9/14/08

Dublin firm wins €5m BBC animation deal

Sunday, September 14, 2008  By Elaine O'Regan

Dublin production company Jam Media has secured a major broadcasting contract to produce a new €5 million BBC animation series.

The British broadcaster provided over half of the funding for the 'Badly Drawn Roy' series, which will feature a combination of live action and animation aimed at the pre-teen market.

Additional funding came from a number of Irish sources, including the Section 481 government tax incentive for film and television, Broadcasting Commission of Ireland, Irish Film Board and RTE. John Rice, managing director of Jam Media, said the series would air on RTE in early 2010, with additional deals with broadcasters worldwide also in the pipeline.

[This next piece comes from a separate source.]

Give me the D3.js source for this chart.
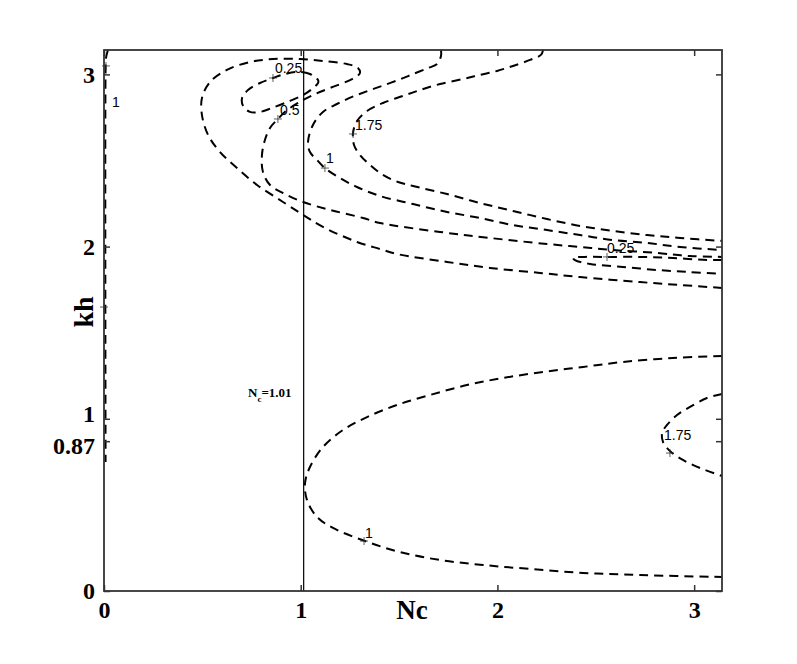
<!DOCTYPE html>
<html>
<head>
<meta charset="utf-8">
<script src="https://cdn.jsdelivr.net/npm/d3@7"></script>
<style>
  body { margin: 0; background: #fff; }
  svg { display: block; }
</style>
</head>
<body>
<svg id="chart" width="797" height="664"></svg>
<script>
// contour lines, each point is [Nc, kh]
var c025Loop = [[1.088,2.967],[1.047,3.002],[0.986,3.014],[0.920,3.002],[0.859,2.979],[0.793,2.950],
  [0.732,2.909],[0.702,2.863],[0.707,2.817],[0.742,2.782],[0.793,2.782],[0.854,2.805],[0.946,2.846],
  [1.012,2.880],[1.057,2.915],[1.088,2.950]];
var c025Tongue = [[3.142,1.922],[3.065,1.922],[2.892,1.934],[2.725,1.940],[2.557,1.940],[2.445,1.940],
  [2.384,1.934],[2.394,1.922],[2.471,1.899],[2.638,1.882],[2.811,1.864],[2.979,1.852],[3.142,1.841]];
var c050 = [[3.142,1.760],[2.928,1.777],[2.725,1.794],[2.420,1.823],[2.216,1.847],[1.962,1.876],
  [1.744,1.911],[1.489,1.957],[1.403,1.986],[1.286,2.027],[1.113,2.114],
  [1.012,2.184],[0.910,2.259],[0.778,2.358],[0.676,2.456],[0.590,2.549],[0.529,2.648],[0.498,2.764],
  [0.498,2.863],[0.539,2.956],[0.625,3.026],[0.742,3.072],[0.859,3.089],[0.996,3.089],[1.113,3.078],
  [1.235,3.060],[1.291,3.037],[1.301,3.008],[1.261,2.973],[1.149,2.921],[1.062,2.880],[0.986,2.834],
  [0.925,2.787],[0.884,2.741],[0.844,2.689],[0.818,2.619],[0.803,2.532],[0.808,2.433],[0.844,2.358],
  [0.910,2.311],[1.012,2.259],[1.149,2.213],[1.317,2.166],[1.403,2.137],[1.708,2.085],[1.962,2.050],
  [2.252,2.015],[2.420,1.998],[2.587,1.980],[2.811,1.963],[2.979,1.945],[3.142,1.940]];
var c100Edge = [[0.020,3.142],[0.010,3.095],[0.008,3.026],[0.008,0.749]];
var c100Upper = [[1.713,3.142],[1.713,3.107],[1.693,3.060],[1.647,3.037],[1.571,3.002],[1.495,2.967],
  [1.413,2.933],[1.342,2.904],[1.261,2.869],[1.184,2.828],[1.113,2.782],[1.062,2.706],[1.037,2.607],
  [1.047,2.549],[1.083,2.503],[1.123,2.456],[1.200,2.398],[1.286,2.346],[1.403,2.294],[1.571,2.247],
  [1.744,2.201],[1.911,2.166],[2.079,2.125],[2.252,2.096],[2.420,2.067],[2.587,2.038],[2.760,2.021],
  [2.928,1.998],[3.142,1.980]];
var c100Lower = [[3.142,1.365],[2.892,1.353],[2.638,1.330],[2.435,1.301],[2.232,1.272],[2.028,1.237],
  [1.845,1.196],[1.657,1.138],[1.489,1.080],[1.337,1.010],[1.215,0.935],[1.113,0.836],[1.047,0.720],
  [1.022,0.627],[1.032,0.528],[1.083,0.430],[1.164,0.366],[1.327,0.290],[1.505,0.226],[1.708,0.180],
  [1.927,0.151],[2.166,0.128],[2.435,0.105],[2.725,0.093],[3.142,0.081]];
var c175Upper = [[2.232,3.142],[2.221,3.113],[2.166,3.084],[2.079,3.049],[1.998,3.020],[1.911,2.997],
  [1.825,2.973],[1.708,2.944],[1.606,2.909],[1.520,2.875],[1.418,2.834],[1.337,2.787],[1.286,2.729],
  [1.266,2.660],[1.271,2.590],[1.301,2.532],[1.352,2.474],[1.418,2.416],[1.495,2.375],[1.571,2.352],
  [1.744,2.305],[1.911,2.253],[2.079,2.207],[2.252,2.160],[2.420,2.120],[2.587,2.091],[2.760,2.067],
  [2.928,2.050],[3.142,2.033]];
var c175Lower = [[3.142,1.144],[3.065,1.121],[2.979,1.069],[2.913,1.022],[2.862,0.964],[2.837,0.918],
  [2.842,0.865],[2.877,0.813],[2.943,0.761],[3.030,0.714],[3.142,0.668]];

// contour labels (text position) and their "+" markers
var labelText = ["0.25", "0.5", "1.75", "1", "0.25", "1", "1.75", "1"];
var labelNc = [0.869, 0.895, 1.276, 1.128, 2.557, 1.327, 2.847, 0.041];
var labelKh = [3.008, 2.764, 2.677, 2.485, 1.963, 0.308, 0.877, 2.811];
var markerNc = [0.859, 0.884, 1.266, 1.123, 2.557, 1.322, 2.877, 0.010, 0.0];
var markerKh = [2.979, 2.741, 2.654, 2.456, 1.940, 0.290, 0.801, 3.049, 1.649];

var xTicks = [0, 1, 2, 3];
var yTicks = [0, 0.87, 1, 2, 3];
var ncCritical = 1.015;

var svg = d3.select("#chart");
var x = d3.scaleLinear().domain([0, Math.PI]).range([104, 722]);
var y = d3.scaleLinear().domain([0, Math.PI]).range([591, 50]);

var serif = "'Liberation Serif', 'Times New Roman', serif";
var sans = "'Liberation Sans', Arial, sans-serif";

// critical Nc line
svg.append("line")
  .attr("x1", x(ncCritical)).attr("x2", x(ncCritical))
  .attr("y1", y(0)).attr("y2", y(Math.PI))
  .attr("stroke", "#000").attr("stroke-width", 1.2);

var ncText = svg.append("text")
  .attr("x", x(0.732)).attr("y", y(1.127))
  .attr("font-family", serif).attr("font-weight", "bold").attr("font-size", 13);
ncText.append("tspan").text("N");
ncText.append("tspan").attr("font-size", 9).attr("dy", 5).text("c");
ncText.append("tspan").attr("dy", -5).text("=1.01");

// contours
var line = d3.line().x(function(d) { return x(d[0]); }).y(function(d) { return y(d[1]); })
  .curve(d3.curveCatmullRom.alpha(0.5));
var loop = d3.line().x(function(d) { return x(d[0]); }).y(function(d) { return y(d[1]); })
  .curve(d3.curveCatmullRomClosed.alpha(0.5));

var g = svg.append("g")
  .attr("fill", "none").attr("stroke", "#000")
  .attr("stroke-width", 2).attr("stroke-dasharray", "9,6");

[c025Tongue, c050, c100Edge, c100Upper, c100Lower, c175Upper, c175Lower].forEach(function(c) {
  g.append("path").attr("d", line(c));
});
g.append("path").attr("d", loop(c025Loop));

// label markers
markerNc.forEach(function(n, i) {
  var px = x(n), py = y(markerKh[i]);
  svg.append("path")
    .attr("d", "M" + (px - 4) + "," + py + "H" + (px + 4) + "M" + px + "," + (py - 4) + "V" + (py + 4))
    .attr("stroke", "#333").attr("stroke-width", 0.8);
});

labelText.forEach(function(t, i) {
  svg.append("text")
    .attr("x", x(labelNc[i])).attr("y", y(labelKh[i]))
    .attr("font-family", sans).attr("font-size", 14).attr("fill", "#000")
    .text(t);
});

// axes box with inward ticks
var axisColor = "#333";

var axBottom = svg.append("g").attr("transform", "translate(0," + y(0) + ")")
  .call(d3.axisBottom(x).tickValues(xTicks).tickSize(-6).tickSizeOuter(0).tickPadding(10)
    .tickFormat(d3.format("d")));
var axTop = svg.append("g").attr("transform", "translate(0," + y(Math.PI) + ")")
  .call(d3.axisTop(x).tickValues(xTicks).tickSize(-6).tickSizeOuter(0).tickFormat(""));
var axLeft = svg.append("g").attr("transform", "translate(" + x(0) + ",0)")
  .call(d3.axisLeft(y).tickValues(yTicks).tickSize(-6).tickSizeOuter(0).tickPadding(9)
    .tickFormat(function(d) { return d; }));
var axRight = svg.append("g").attr("transform", "translate(" + x(Math.PI) + ",0)")
  .call(d3.axisRight(y).tickValues(yTicks).tickSize(-6).tickSizeOuter(0).tickFormat(""));

[axBottom, axTop, axLeft, axRight].forEach(function(a) {
  a.select(".domain").remove();
  a.selectAll(".tick line").attr("stroke", axisColor).attr("stroke-width", 1.5);
  a.selectAll(".tick text")
    .attr("fill", "#000")
    .attr("font-family", serif).attr("font-weight", "bold").attr("font-size", 24);
});

// the 1 and 0.87 labels sit very close, push them apart a little
axLeft.selectAll(".tick text")
  .attr("dy", function(d) { return d === 1 ? "0.12em" : d === 0.87 ? "0.5em" : "0.32em"; });

svg.append("rect")
  .attr("x", x(0)).attr("y", y(Math.PI))
  .attr("width", x(Math.PI) - x(0)).attr("height", y(0) - y(Math.PI))
  .attr("fill", "none").attr("stroke", axisColor).attr("stroke-width", 1.8);

// axis titles
svg.append("text")
  .attr("x", 412).attr("y", 619)
  .attr("text-anchor", "middle")
  .attr("font-family", serif).attr("font-weight", "bold").attr("font-size", 27)
  .text("Nc");

svg.append("text")
  .attr("transform", "translate(93,312) rotate(-90)")
  .attr("text-anchor", "middle")
  .attr("font-family", serif).attr("font-weight", "bold").attr("font-size", 28)
  .text("kh");
</script>
</body>
</html>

''The BBC has the UK broadcasting rights, but we will be at the Cartoon Forum in Germany later this month talking to other broadcasters internationally," he said. ''Our other series Picme and Funky Fables are both currently performing extremely well globally and we would certainly expect that Badly Drawn Roy will achieve similar success."

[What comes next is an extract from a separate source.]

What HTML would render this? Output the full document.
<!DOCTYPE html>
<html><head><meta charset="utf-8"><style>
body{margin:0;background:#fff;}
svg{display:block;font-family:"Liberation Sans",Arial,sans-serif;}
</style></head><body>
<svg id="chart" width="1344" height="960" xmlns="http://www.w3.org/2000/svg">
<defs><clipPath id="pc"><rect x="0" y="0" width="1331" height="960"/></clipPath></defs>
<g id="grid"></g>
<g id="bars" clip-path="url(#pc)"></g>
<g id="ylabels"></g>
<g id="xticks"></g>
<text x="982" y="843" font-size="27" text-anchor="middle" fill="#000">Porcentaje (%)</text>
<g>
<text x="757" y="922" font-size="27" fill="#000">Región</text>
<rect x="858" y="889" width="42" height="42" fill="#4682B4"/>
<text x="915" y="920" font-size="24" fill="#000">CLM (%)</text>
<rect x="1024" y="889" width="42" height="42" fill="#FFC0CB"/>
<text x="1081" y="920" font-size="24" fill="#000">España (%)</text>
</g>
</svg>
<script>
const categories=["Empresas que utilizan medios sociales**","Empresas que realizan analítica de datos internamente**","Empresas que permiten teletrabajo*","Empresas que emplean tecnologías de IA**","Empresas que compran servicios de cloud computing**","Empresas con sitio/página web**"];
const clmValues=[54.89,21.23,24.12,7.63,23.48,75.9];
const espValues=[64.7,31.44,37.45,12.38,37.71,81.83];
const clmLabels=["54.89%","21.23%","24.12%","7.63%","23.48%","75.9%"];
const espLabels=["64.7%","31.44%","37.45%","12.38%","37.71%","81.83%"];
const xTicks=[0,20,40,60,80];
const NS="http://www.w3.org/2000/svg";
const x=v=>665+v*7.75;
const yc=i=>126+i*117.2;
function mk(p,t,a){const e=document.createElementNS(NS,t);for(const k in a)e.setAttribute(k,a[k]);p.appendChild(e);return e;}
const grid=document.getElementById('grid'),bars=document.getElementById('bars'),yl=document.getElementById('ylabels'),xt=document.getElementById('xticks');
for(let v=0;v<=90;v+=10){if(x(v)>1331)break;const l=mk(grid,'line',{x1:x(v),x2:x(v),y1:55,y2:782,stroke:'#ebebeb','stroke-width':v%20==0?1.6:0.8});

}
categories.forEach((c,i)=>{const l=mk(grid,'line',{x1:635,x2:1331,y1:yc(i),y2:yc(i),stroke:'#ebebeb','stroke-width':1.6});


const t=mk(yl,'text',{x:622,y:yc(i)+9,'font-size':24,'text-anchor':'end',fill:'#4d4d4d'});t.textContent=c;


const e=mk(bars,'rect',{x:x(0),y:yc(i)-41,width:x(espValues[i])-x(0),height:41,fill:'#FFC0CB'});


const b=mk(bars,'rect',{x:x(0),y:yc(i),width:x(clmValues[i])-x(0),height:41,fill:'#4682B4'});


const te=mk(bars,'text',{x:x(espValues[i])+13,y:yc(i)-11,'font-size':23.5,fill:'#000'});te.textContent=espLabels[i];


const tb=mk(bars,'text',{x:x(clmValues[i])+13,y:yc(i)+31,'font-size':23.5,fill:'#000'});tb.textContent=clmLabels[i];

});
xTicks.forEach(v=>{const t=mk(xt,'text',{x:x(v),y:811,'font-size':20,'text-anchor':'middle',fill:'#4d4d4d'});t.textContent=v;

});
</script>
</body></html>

Rice said the funding environment in Ireland was a major advantage for animators operating here.

''Securing finance can be a difficult process," he said. ''You need your anchor broadcaster on board and then you go about securing the rest of the money.

''The big advantage with producing the series in Ireland is that you can go to the BBC, for example, and tell them that you could get between 30 and 50 per cent of the necessary funding in Ireland yourself with initiatives like Section 481, the BCI and Irish Film Board."

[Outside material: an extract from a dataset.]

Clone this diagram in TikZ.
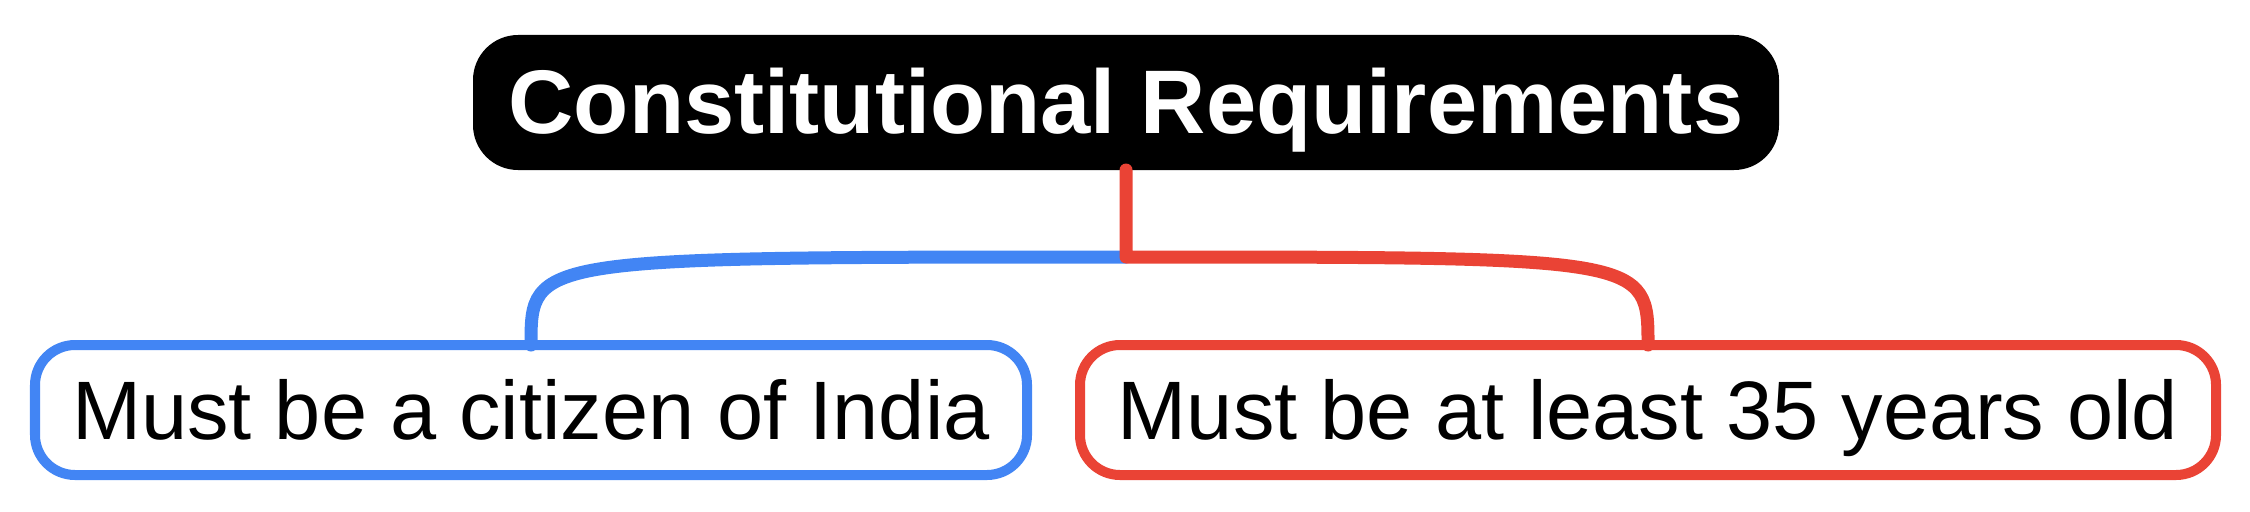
\documentclass[tikz,border=0pt]{standalone}
\usepackage{fontspec}
\setmainfont{Liberation Sans}
\usetikzlibrary{positioning,calc}
\definecolor{mapblue}{RGB}{66,133,244}
\definecolor{mapred}{RGB}{234,67,53}
\tikzset{
	topic/.style={rectangle, rounded corners=0.45cm, fill=black, text=white, minimum width=13.06cm, minimum height=1.35cm, outer sep=0pt, font=\fontsize{25.7pt}{30pt}\selectfont\bfseries, text height=18.4pt, text depth=1pt},
	leaf/.style={rectangle, rounded corners=0.4cm, draw, line width=0.1cm, fill=white, minimum height=1.3cm, outer sep=0pt, font=\fontsize{23.6pt}{28pt}\selectfont, text height=16.9pt, text depth=0pt},
	branch/.style={line width=0.13cm, line cap=round, line join=round}
}

\begin{document}
\begin{tikzpicture}

	\useasboundingbox (0,0) rectangle (22.5,-5.11);

	\node (root) [topic] at (11.26,-1.025) {Constitutional Requirements};
	\node (cit) [leaf, draw=mapblue, minimum width=9.92cm, below=1.75cm of root, xshift=-5.95cm] {Must be a citizen of India};
	\node (age) [leaf, draw=mapred, minimum width=11.36cm, right=0.53cm of cit] {Must be at least 35 years old};

	\coordinate[below=0.87cm of root] (fork);

	\draw[branch, mapblue] (fork) .. controls (fork -| cit.north) and (fork -| cit.north) .. (cit.north);
	\draw[branch, mapred] (root.south) -- (fork) .. controls (fork -| age.north) and (fork -| age.north) .. (age.north);

\end{tikzpicture}
\end{document}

Principal photography work for Badly Drawn Roy began last week. The series will debut on the BBC next March.

''This is our most ambitious project so far," said Rice.

''We'll be producing the series in Ireland and contracting in 90 writers, crew, actors and animators to work on the project in addition to our own staff. We're looking at a 12week live action shoot and 30 weeks in animation production."

The BBC picked up the series following Jam's short film release of the same name in 2006.

Produced under the Frameworks Scheme with funding from RTE, the Arts Council and Irish Film Board, the original film was presented as a mock documentary about an animated character called Roy and his life as part of an ordinary live action' family in a Dublin suburb.

Rice said the format for the new BBC series had been re-jigged to appeal to a pre-teen audience.

''It was commissioned by BBC drama, which is really unusual for a kid's TV series," he said. ''The idea is that it might appeal to children on the verge of puberty who often feel kind of different - Roy is a cartoon boy living in the real world.

''Roy tries to fit with the real world around him, but how do you blend in with the crowd when you can squash and stretch, involuntarily turn blue when you're sad, green when you're jealous and produce a flock of twittering birds when you get a bump on the head?"

The new series is expected to appeal to six- to 12-year-olds, a slightly older target group than existing Jam Media series Picme and Funky Fables.

The company's original animation series Picme, first broadcast on RTE in 2004, has since sold to international broadcasters Nickelodeon and high-definition US network Animania HD.

The series began its run with another US cable network, PBS Sprout, last month. Jam's Funky Fables series began broadcasting on BBC children's channel CBBC at the start of the month. Between them, Rice said the two series had a combined international audience of over one million.

''With PBS Sprout alone, Picme has a penetration of over 50 million homes in the US," he said. ''The series is in 80 territories around the world now with Nick Junior outside the states and the two US deals."

The company plans to use the Headhunter software developed for Picme to tap into the mobile content market in Ireland and beyond.

''The idea is that mobile users will be able to take photos of themselves on their mobiles and send them to a server," said Rice. ''We can crop out the shots and send them back with a personalised live action or still background - a user's face super-imposed on a Man U player scoring the winning goal for example.

''It's amore adult-orientated idea, which we hope to launch at the end of the year for the likes of the iPhone or iTouch."